Now that spring has officially sprung (and summer is just around the corner) it's a good time to talk about sun safety and sunscreen. Lately, sunscreen has gotten a bad rap in social media. People are worried about the chemicals in the lotions we use and causing harm to their child by applying using them. But, the truth of the matter is that not using an effective sunscreen will cause much more damage.
Skin cancer is a real problem and in many cases is related to damage from the UV rays from the sun. This damage starts when we are young and compounds on itself as we age. Sun damage not only causes many skin cancers but it is also related to wrinkles, skin discoloration and burns that can result in pain and scars.
We all want you and your kids to enjoy the outdoors as the weather continues to get nicer, but just remember to be safe about it.To protect yourself and your kids from the sun, here are four things to know:
- Sun avoidance: Stay in the shade when you can. Use big-brimmed hats, long lightweight clothing or the shade of a building to keep yourself out of direct sunlight. The hours of 10 a.m. to 4 p.m. are when the sun is strongest and tends to cause the most damage. Remember, though, clouds don’t count as sun avoidance — you can still get burned through the clouds.
- Sunscreen clothing: Some clothes actually have an SPF rating. They are often long-sleeve shirts and pants that you and your kids can wear. These items are lightweight, ensuring that you and your child won't overheat. They also cover a large surface area of skin, which means your child will need less sunscreen. Hats can also be SPF rated and you and your child can wear those to protect the scalp, face, and neck.
- Sunscreen lotions: Experts recommend an SPF of 30-50 no matter your age (even young babies who are going to be in the direct sun should be protected). Proper application is key. You need to put a generous layer on any exposed skin (don’t forget your ears) and reapply every two hours — especially if swimming/sweating. You also should apply sunscreen 15 minutes prior to going in the sun to allow it to dry.

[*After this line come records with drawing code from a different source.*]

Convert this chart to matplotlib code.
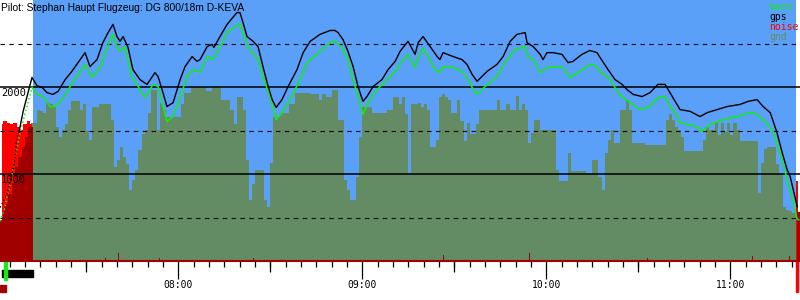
import matplotlib
matplotlib.use("Agg")
import matplotlib.pyplot as plt
from matplotlib.ticker import MultipleLocator, FixedLocator, FuncFormatter
from matplotlib.patches import Rectangle
import matplotlib.transforms as mtransforms

# time axis: minutes after 07:00, altitude in metres
title = "Pilot: Stephan Haupt Flugzeug: DG 800/18m D-KEVA"

gps_t = [1.9, 4.2, 5.1, 6.1, 6.8, 7.1, 7.4, 8.1, 9.4, 12.3,
         13.9, 15.6, 17.2, 19.1, 20.8, 23.1, 25.3, 28.0, 29.6, 31.2,
         33.5, 35.4, 37.1, 38.7, 40.0, 41.0, 42.0, 43.6, 45.2, 47.5,
         49.8, 52.4, 53.4, 55.0, 56.3, 58.3, 60.6, 62.2, 64.5, 66.1,
         67.1, 69.4, 71.0, 71.6, 73.6, 75.9, 79.1, 80.1, 81.1, 82.4,
         84.4, 86.0, 87.6, 89.3, 90.6, 91.9, 93.8, 95.8, 98.7, 100.7,
         103.0, 106.2, 109.5, 111.1, 112.1, 113.7, 115.3, 117.0, 118.6, 120.2,
         121.5, 123.5, 126.4, 128.4, 130.7, 132.3, 134.9, 137.2, 138.2, 139.8,
         142.1, 144.4, 145.3, 146.3, 149.6, 152.5, 154.1, 155.8, 157.4, 160.7,
         163.9, 165.9, 168.2, 170.4, 173.1, 173.7, 175.7, 178.0, 178.9, 180.2,
         182.2, 185.1, 187.1, 188.7, 191.6, 194.2, 196.5, 197.5, 200.1, 202.4,
         204.7, 206.3, 208.3, 211.2, 213.8, 216.4, 218.7, 220.3, 222.0, 223.6,
         226.9, 230.1, 232.4, 235.7, 238.9, 243.2, 245.8, 248.7, 250.7, 253.0,
         255.2, 256.9, 258.5, 259.5, 260.5, 261.8]
gps_alt = [615, 770, 900, 1050, 1170, 1320, 1420, 1490, 1720, 2110,
           2015, 1995, 1935, 1915, 1950, 2085, 2180, 2315, 2395, 2235,
           2315, 2510, 2625, 2720, 2580, 2525, 2580, 2455, 2200, 2085,
           2030, 2165, 2120, 1935, 1775, 1820, 2085, 2235, 2350, 2295,
           2315, 2465, 2490, 2455, 2580, 2720, 2855, 2855, 2740, 2580,
           2525, 2465, 2235, 2005, 1855, 1765, 1855, 2005, 2200, 2395,
           2525, 2605, 2650, 2650, 2625, 2545, 2410, 2235, 2005, 1835,
           1890, 2005, 2085, 2200, 2295, 2410, 2525, 2375, 2510, 2580,
           2465, 2350, 2315, 2395, 2350, 2315, 2260, 2145, 2065, 2180,
           2260, 2350, 2525, 2605, 2625, 2510, 2465, 2375, 2315, 2395,
           2395, 2375, 2280, 2295, 2375, 2420, 2395, 2340, 2200, 2085,
           2030, 1970, 1915, 1890, 1935, 2030, 2030, 1935, 1835, 1740,
           1720, 1660, 1705, 1740, 1775, 1800, 1835, 1855, 1775, 1705,
           1475, 1245, 1050, 970, 820, 625]
gps_climb = 7  # sparse fixes during the launch

baro_t = [1.9, 3.5, 4.1, 4.8, 6.4, 8.4, 12.3, 13.9, 15.9, 18.2,
          19.8, 22.1, 24.7, 28.0, 29.6, 31.9, 34.5, 36.8, 38.7, 40.0,
          41.0, 42.6, 44.9, 46.5, 49.1, 51.8, 53.4, 55.0, 56.3, 58.3,
          61.2, 63.2, 64.8, 67.1, 69.4, 71.3, 73.6, 76.2, 80.1, 81.8,
          83.4, 86.0, 87.6, 89.9, 91.9, 93.8, 96.4, 99.7, 102.0, 106.2,
          110.1, 111.8, 113.7, 115.3, 117.0, 118.6, 120.2, 121.9, 124.8, 128.1,
          131.3, 132.3, 134.9, 137.2, 138.2, 139.8, 141.4, 143.7, 145.3, 146.3,
          149.6, 152.5, 154.1, 155.8, 157.4, 160.0, 163.9, 166.5, 169.8, 173.1,
          174.0, 175.7, 178.0, 180.2, 183.5, 185.4, 187.7, 191.0, 194.2, 196.5,
          197.5, 200.8, 203.4, 205.0, 207.3, 210.6, 213.8, 216.4, 218.7, 220.3,
          222.0, 223.6, 225.9, 229.1, 230.8, 233.4, 237.6, 242.2, 246.4, 248.7,
          250.7, 253.6, 255.2, 256.9, 258.5, 260.1, 261.8, 262.3]
baro_alt = [455, 615, 740, 820, 1110, 1475, 1995, 1915, 1890, 1775,
            1775, 1855, 2005, 2180, 2260, 2110, 2225, 2455, 2605, 2465,
            2410, 2465, 2110, 2030, 1880, 2030, 2005, 1775, 1605, 1660,
            1950, 2145, 2200, 2165, 2350, 2315, 2465, 2635, 2730, 2545,
            2430, 2315, 2120, 1890, 1625, 1705, 1855, 2085, 2280, 2410,
            2525, 2510, 2430, 2315, 2085, 1890, 1685, 1820, 1970, 2085,
            2200, 2270, 2375, 2225, 2340, 2445, 2350, 2200, 2165, 2235,
            2225, 2180, 2110, 1995, 1915, 2005, 2120, 2280, 2430, 2465,
            2350, 2315, 2165, 2225, 2235, 2225, 2110, 2180, 2260, 2235,
            2180, 2085, 1935, 1880, 1820, 1740, 1775, 1880, 1890, 1775,
            1705, 1590, 1570, 1545, 1490, 1570, 1625, 1660, 1705, 1685,
            1625, 1510, 1360, 1165, 935, 740, 475, 475]
baro_climb = 6

# terrain under the track, one value per minute from 07:12
gnd_t = list(range(12, 263))
gnd_alt = [1590, 1590, 1740, 1720, 1705, 1820, 1800, 1775, 1545, 1430,
           1510, 1570, 1740, 1835, 1835, 1835, 1740, 1800, 1500, 1395,
           1775, 1775, 1800, 1800, 1800, 1800, 1625, 1085, 1165, 1315,
           1200, 1110, 820, 935, 1050, 1280, 1455, 1510, 1705, 1970,
           1970, 1510, 1820, 1740, 1660, 1660, 1660, 1660, 1660, 1800,
           1935, 1935, 1995, 1995, 1995, 1995, 1995, 1950, 1950, 1995,
           1995, 1995, 1855, 1855, 1855, 1740, 1570, 1880, 1880, 1740,
           1165, 705, 880, 1050, 1050, 1050, 705, 625, 1130, 1660,
           1660, 1705, 1705, 1705, 1800, 1800, 1935, 1935, 1935, 1935,
           1935, 1915, 1915, 1915, 1855, 1915, 1890, 1890, 1970, 1970,
           1625, 1625, 935, 820, 705, 705, 970, 1430, 1775, 1775,
           1775, 1705, 1705, 1705, 1705, 1705, 1740, 1740, 1890, 1890,
           1800, 1890, 1685, 1015, 1800, 1800, 1820, 1775, 1800, 1740,
           1315, 1315, 1395, 1880, 1915, 1880, 1855, 1705, 1705, 1855,
           1605, 1375, 1590, 1455, 1455, 1570, 1740, 1740, 1740, 1740,
           1740, 1740, 1850, 1740, 1740, 1800, 1740, 1740, 1900, 1740,
           1800, 1740, 1360, 1475, 1625, 1625, 1510, 1510, 1510, 1510,
           1510, 1050, 915, 915, 915, 1245, 1030, 1030, 1030, 1030,
           1030, 1015, 1015, 1165, 1165, 970, 820, 1245, 1395, 1510,
           1360, 1360, 1740, 1740, 1855, 1740, 1360, 1360, 1360, 1360,
           1330, 1330, 1330, 1330, 1330, 1330, 1330, 1625, 1685, 1625,
           1545, 1510, 1430, 1260, 1260, 1260, 1260, 1260, 1260, 1395,
           1535, 1510, 1510, 1590, 1450, 1590, 1480, 1590, 1450, 1590,
           1510, 1375, 1375, 1375, 1375, 1375, 1375, 785, 1130, 1290,
           1315, 1315, 1315, 1110, 995, 625, 590, 570, 555, 555,
           555]

# engine noise, dark part and loud part
noise_t = [1.9, 2.8, 3.5, 4.5, 5.8, 6.8, 7.7, 9.0, 10.0, 11.0, 12.3, 12.6,
           36.0, 36.3, 40.2, 40.6, 53.6, 53.9, 84.3, 84.6, 146.2, 146.5,
           174.2, 174.8, 212.7, 213.0, 246.9, 247.5, 259.1, 259.4, 261.6, 262.7]
noise_v = [475, 570, 650, 765, 900, 1085, 1200, 1315, 1430, 1535, 1545, 15,
           30, 15, 90, 15, 40, 15, 40, 15, 70, 15,
           95, 15, 40, 15, 55, 15, 60, 15, 560, 560]
loud_t = [2.5, 2.8, 4.1, 5.1, 6.1, 7.4, 8.4, 9.4, 10.7, 11.6, 12.3, 12.6, 261.4, 262.0]
loud_v = [1570, 1605, 1590, 1570, 1590, 1545, 1510, 1570, 1605, 1570, 1360, 0, 915, 0]

takeoff_t = 12.6
landing_t = 261.4
engine_run = (2.5, 12.6)

blue = "#5a9ff8"
gnd_col = "#648c64"
baro_col = "#11ee11"
dark_red = "#a00000"
mono = "DejaVu Sans Mono"

fig = plt.figure(figsize=(8, 3), dpi=100)
ax = fig.add_axes([0, 39 / 300, 1, 261 / 300])
ax.set_xlim(1.86, 262.7)
ax.set_ylim(0, 3000)

ax.axvspan(takeoff_t, landing_t, color=blue, lw=0, zorder=0)
ax.fill_between(gnd_t, gnd_alt, step="post", color=gnd_col, lw=0, zorder=1)
ax.fill_between(loud_t, loud_v, step="post", color="#ff0000", lw=0, zorder=1.5)
ax.fill_between(noise_t, noise_v, step="post", color=dark_red, lw=0, zorder=1.6)

for lvl in [1000, 2000]:
    ax.axhline(lvl, color="black", lw=1.1, zorder=3)
for lvl in [500, 1500, 2500]:
    ax.axhline(lvl, color="black", lw=0.8, ls=(0, (4, 4)), zorder=3)

ax.plot(baro_t[:baro_climb + 1], baro_alt[:baro_climb + 1], color=baro_col, lw=1.1, ls=":", zorder=4)
ax.plot(baro_t[baro_climb:], baro_alt[baro_climb:], color=baro_col, lw=1.1, zorder=4)
ax.plot(gps_t[:gps_climb + 1], gps_alt[:gps_climb + 1], color="black", lw=1.0, ls=":", zorder=5)
ax.plot(gps_t[gps_climb:], gps_alt[gps_climb:], color="black", lw=1.0, zorder=5)

# axes decoration
for s in ["top", "right", "left"]:
    ax.spines[s].set_visible(False)
ax.spines["bottom"].set_color(dark_red)
ax.spines["bottom"].set_linewidth(1.5)
ax.set_yticks([])

hours = [60, 120, 180, 240]
ax.xaxis.set_major_locator(FixedLocator(hours))
ax.xaxis.set_minor_locator(MultipleLocator(5))
ax.xaxis.set_major_formatter(FuncFormatter(lambda m, p: f"{7 + int(m) // 60:02d}:{int(m) % 60:02d}"))
ax.tick_params(axis="x", which="major", length=13, width=0.9, pad=1, labelsize=7)
ax.tick_params(axis="x", which="minor", length=4.3, width=0.9)
for lab in ax.get_xticklabels():
    lab.set_family(mono)

sec = ax.secondary_xaxis("bottom")
sec.set_xticks([30, 90, 150, 210])
sec.tick_params(length=8, width=0.9, labelbottom=False)
sec.spines["bottom"].set_visible(False)

ytr = ax.get_yaxis_transform()
for lvl in [2000, 1000]:
    ax.text(0.001, lvl - 15, str(lvl), transform=ytr, ha="left", va="top",
            fontsize=7.5, family=mono, zorder=6)

# flight events below the axis
btr = mtransforms.blended_transform_factory(ax.transData, ax.transAxes)
ax.add_patch(Rectangle((engine_run[0], -0.062), engine_run[1] - engine_run[0], 0.027,
                       transform=btr, color="black", clip_on=False))
ax.add_patch(Rectangle((3.2, -0.073), 0.9, 0.073, transform=btr, color=baro_col, clip_on=False))
ax.add_patch(Rectangle((1.86, -0.119), 1.9, 0.027, transform=btr, color=dark_red, clip_on=False))
ax.add_patch(Rectangle((landing_t, -0.119), 0.6, 0.119, transform=btr, color="#ff0000", clip_on=False))

fig.text(1 / 800, 1 - 8 / 300, title, fontsize=7.4, family="Liberation Sans", va="center", ha="left")
legend = [("baro", baro_col), ("gps", "black"), ("noise", "#ff0000"), ("gnd", gnd_col)]
for i, (name, col) in enumerate(legend):
    fig.text(769 / 800, 1 - (7 + 10 * i) / 300, name, color=col, fontsize=7,
             family=mono, va="center", ha="left")

fig.savefig("out.png", dpi=100)
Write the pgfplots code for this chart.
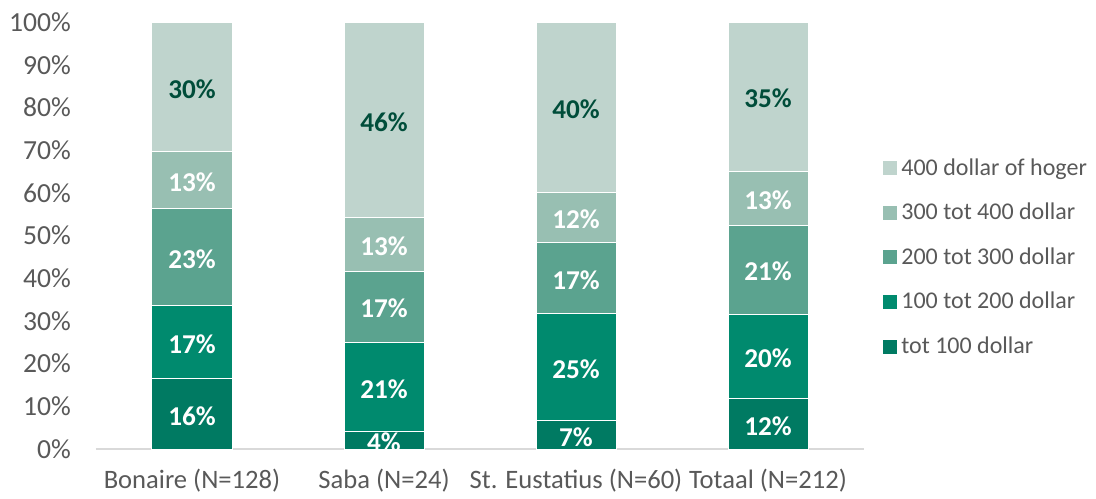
\documentclass[border=0pt]{standalone}
\usepackage{pgfplots}
\pgfplotsset{compat=1.18}
\usepackage{fontspec}
\setmainfont{Carlito}
\definecolor{cA}{HTML}{007A62}
\definecolor{cB}{HTML}{008A6E}
\definecolor{cC}{HTML}{5BA38F}
\definecolor{cD}{HTML}{98BFB2}
\definecolor{cE}{HTML}{BFD4CD}
\definecolor{txt}{HTML}{595959}
\definecolor{dark}{HTML}{004D3A}
\begin{document}
\begin{tikzpicture}
\begin{axis}[
  at={(0,0)}, anchor=south west,
  scale only axis, width=384pt, height=213.5pt,
  ybar stacked, bar width=40pt,
  xmin=-0.5, xmax=3.5, ymin=0, ymax=100,
  xtick={0,1,2,3},
  xticklabels={Bonaire (N=128), Saba (N=24), St. Eustatius (N=60), Totaal (N=212)},
  ytick={0,10,...,100},
  yticklabels={0\%,10\%,20\%,30\%,40\%,50\%,60\%,70\%,80\%,90\%,100\%},
  axis x line*=bottom, axis y line*=left,
  x axis line style={draw=black!15, line width=0.6pt},
  y axis line style={draw=none},
  tick style={draw=none},
  ticklabel style={font=\fontsize{13.3}{16}\selectfont, text=txt},
  yticklabel style={xshift=-9pt, font=\fontsize{13.8}{16}\selectfont},
  xticklabel style={yshift=-6.5pt},
  legend image code/.code={\fill[#1,draw=none] (0pt,-3.5pt) rectangle (7pt,3.5pt);},
  reverse legend,
  legend cell align=left,
  legend style={at={(1.0247,0.4485)}, anchor=west, draw=none, fill=none, inner sep=0pt,
    font=\fontsize{12}{14}\selectfont, text=txt, row sep=8.5pt},
]
\addplot[fill=cA, draw=white, line width=0.5pt] coordinates {(0,16.4) (1,4.17) (2,6.67) (3,11.8)};
\addlegendentry{tot 100 dollar}
\addplot[fill=cB, draw=white, line width=0.5pt] coordinates {(0,17.2) (1,20.83) (2,25.0) (3,19.8)};
\addlegendentry{100 tot 200 dollar}
\addplot[fill=cC, draw=white, line width=0.5pt] coordinates {(0,22.7) (1,16.67) (2,16.67) (3,20.8)};
\addlegendentry{200 tot 300 dollar}
\addplot[fill=cD, draw=white, line width=0.5pt] coordinates {(0,13.3) (1,12.5) (2,11.67) (3,12.7)};
\addlegendentry{300 tot 400 dollar}
\addplot[fill=cE, draw=white, line width=0.5pt] coordinates {(0,30.4) (1,45.83) (2,39.99) (3,34.9)};
\addlegendentry{400 dollar of hoger}
\end{axis}
\begin{axis}[
  at={(0,0)}, anchor=south west,
  scale only axis, width=384pt, height=213.5pt,
  xmin=-0.5, xmax=3.5, ymin=0, ymax=100,
  hide axis,
  nodes near coords, point meta=explicit symbolic,
  every node near coord/.append style={font=\bfseries\fontsize{13.6}{15}\selectfont, anchor=center, inner sep=0pt, yshift=-1pt},
]
\addplot[only marks, mark=none, every node near coord/.append style={text=white}] coordinates {
  (0,8.2)[16\%] (0,25.0)[17\%] (0,44.95)[23\%] (0,62.95)[13\%]
  (1,2.08)[4\%] (1,14.58)[21\%] (1,33.33)[17\%] (1,47.92)[13\%]
  (2,3.33)[7\%] (2,19.17)[25\%] (2,40.0)[17\%] (2,54.17)[12\%]
  (3,5.9)[12\%] (3,21.7)[20\%] (3,42.0)[21\%] (3,58.75)[13\%]
};
\addplot[only marks, mark=none, every node near coord/.append style={text=dark}] coordinates {
  (0,84.8)[30\%] (1,77.08)[46\%] (2,80.0)[40\%] (3,82.55)[35\%]
};
\end{axis}
\path[use as bounding box] (-48pt,-24.5pt) rectangle (500pt,224.5pt);
\end{tikzpicture}
\end{document}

At first, many sunscreens are white on the skin. Get it all over your skin, let it dry for 10 minutes, and then you can rub in any remaining white spots.
- Types of sunscreen: There are two types of sunscreen — physical blockers (which contain titanium dioxide or zinc oxide) and chemical blockers (which have chemicals that block the harmful UV rays from the sun). Using physical blockers may help minimize irritation from sunscreen use if you or your child has sensitive skin. Zinc oxide is the main ingredient in a lot of diaper rash creams — so you could even use this for sunscreen in a pinch.